ABSTRACT

While political economy has dealt with international capitalism since the beginning of the discipline, the concept of global capitalism is of more recent origin. There is a primary difference between the two. International capitalism has been conceptualised in terms of nation-states. The focus was mainly on the way national capitalism, based on competing national economies and working through national companies, operated across borders. Form Smith’s The Wealth of Nations to Keynes’s General Theory space has been conceptualised mainly in political terms: space is a territory over which the state has some kind of political power. By contrast, global capitalism deals with a global economy dominated by globalising corporations. These conceptual changes have been accompanied by some real transfor-

mations of the world economy, impacting on the way production is organised in space. Since the crisis of the so-called ‘Fordist-Keynesian’ era, political, economic and social changes have affected all geographical scales – notably international, national and local – and a new international division of labour has been brought about. Just after the Second World War, it was common to split the world into great areas, the core, the semi-periphery and the periphery (Myrdal 1957; Wallerstein 1979). Nowadays, the world is a more complex and kaleidoscopic structure, involving the fragmentation of many production processes and their geographical relocation. The world economy can be represented as a system of prosperous polarised regional economies, surrounded by hinterland, ancillary communities, prosperous agricultural zones, and underdeveloped areas.
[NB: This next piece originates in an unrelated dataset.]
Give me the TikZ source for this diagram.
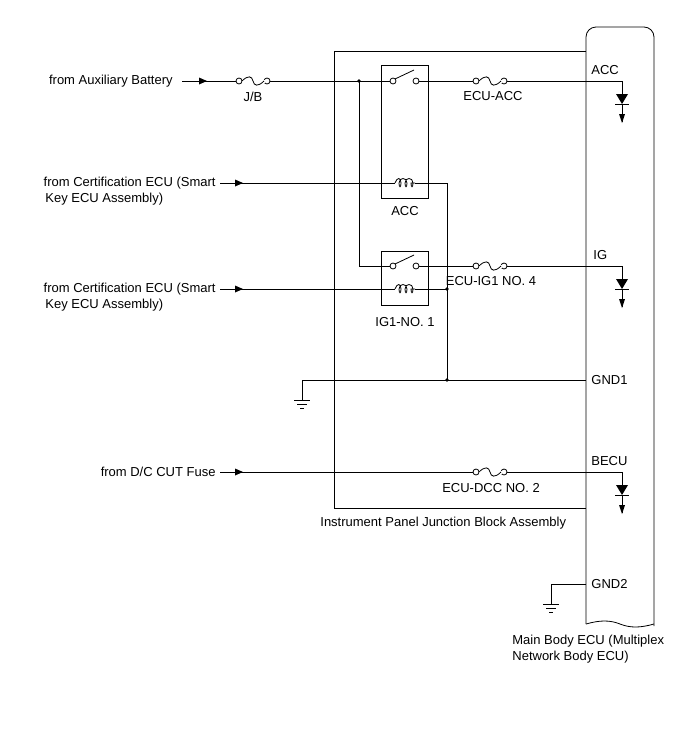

At the international level, the last thirty years have been characterised by

an increasing number of integration agreements, with the aim of setting up discriminatory trade liberalisation in order to lower trade barriers against one another vis-à-vis the rest of the world. The main consequence has been to bring about changes to the landscape of contemporary capitalism, by creating spaces where the exchange of goods, services and people is simplified, but also by raising barriers against the excluded countries and/or areas. At a national level, some claim the ‘death of the nation-state’ and the exaltation of the ‘borderless economy’, thus believing that state borders are increasingly permeable and no longer contain those distinctive institutions and practices which used

to characterise them (Ohmae 1995). Others remark that the role of the nation-state is still relevant and important, albeit altered, thus leading to distinct national capitalisms (Weiss 1998). At a local level, the new technological paradigm has led to a more flexible form of production. It is now possible to reduce the scale of production and, at the same time, maintain technological efficiency. More important, the production chain of a single product has increasingly become an international linked sequence of functions in which each stage, most of the time geographically relocated, adds value to final goods or services. The ‘post-Fordism’ era has begun. Some believe that this form of organisation, based on smaller organisational units, is a new characteristic of the current phase of capitalist development (Piore and Sabel 1984). Others remark that less rigid and smaller-scale production methods have always coexisted with mass-production methods, because this is the way capitalism develops (Harrison 1997). The transformations of the world economy have shaped and reshaped the

global map, with major impacts on people and places. Nevertheless, globalisation is a very questionable phenomenon. A ‘globalisation debate’ has been going on for some time, with two sets of opponents: those who consider contemporary globalisation as a real and significant new phenomenon (Ohmae 1995, Dicken 2003) and those who believe that globalisation is just an ideological and mythical construction with marginal explanatory power (Hirst and Thompson 1996, Held and McGrow 2000). In order to understand the current phase of capitalist development it is crucial to see how space is conceptualised. This chapter aims to critically review the current literature dealing with space, with a ‘bottom up’ approach. All current theoretical approaches, related to space and other spatial economic issues, acknowledge to be indebted to previous theoretical traditions. The New Economic Geography refers back to the Weberian agglomeration economies, the industrial district literature to the Marshallian external economies of scale, the Marxist economist geographers to the Marxian historical materialism. The different conceptualisation of space is linked to different ways of

thinking about the economy, which means to different traditions of political economy. I therefore discuss the different approaches in order to test how they are able to deal with the differentiation of the ‘qualities’ of productive resources, techniques, means of production and labour power, as something structural and essential in capitalist accumulation. This internal drive to a differentiation of the methods of production is inevitably rooted in space and deeply affects the local dimension and its history, with the ascent and decline of entire economic regions. The next two sections illustrate how the two main neoclassical currents, stemming from Walras and Marhsall, deal with (or elude) the topic. The fourth section describes the alternative Marxian approach, starting with Harvey’s re-reading and developments. The fifth section sketches a comparative discussion among the various schools and the final section concludes.